Painting by Diego Rivera

The Rivals is a 1931 oil-on-canvas painting by the Mexican artist Diego Rivera (1886–1957). It was commissioned by Abby Aldrich Rockefeller, the leading personage behind the inception of the Museum of Modern Art in New York City. Rivera created the work while on the ship SS Moro en route from Mexico to New York City. The picture portrays "Las Velas", a festival held in the Mexican state of Oaxaca, a fete in honor of local patron saints and of the abundance of spring.
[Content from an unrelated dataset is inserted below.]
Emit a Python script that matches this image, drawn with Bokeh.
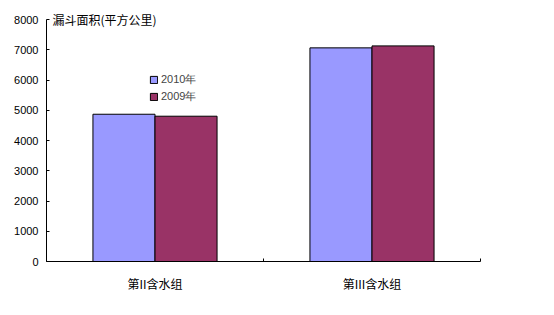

Abby Rockefeller kept the work in her own private collection until 1940 when she bequested it to her son David Rockefeller and his wife Peggy Rockefeller (the former Peggy McGrath) as a wedding present. The couple exhibited the work in the living room of their summer home, Ringing Point, in Maine.

==At auction==
In 2017, following David Rockefeller's death at the age of 101, the work sold for $9.7 million at auction at Christie's, then a record for a work by a Latin American artist. In 2021 the aforementioned sales mark was shattered when Diego and I (1949) by Rivera's wife, the surrealist painter, Frida Kahlo, was sold at Sotheby's in New York City for $34.9 million US.

It was later revealed that The Rivals had been bought by the tech billionaire Paul Allen in the last year of his life and it was subsequently sold for $14.1 million US (with fees) at the auction of his art collection in November 2022 at Christie's in New York City.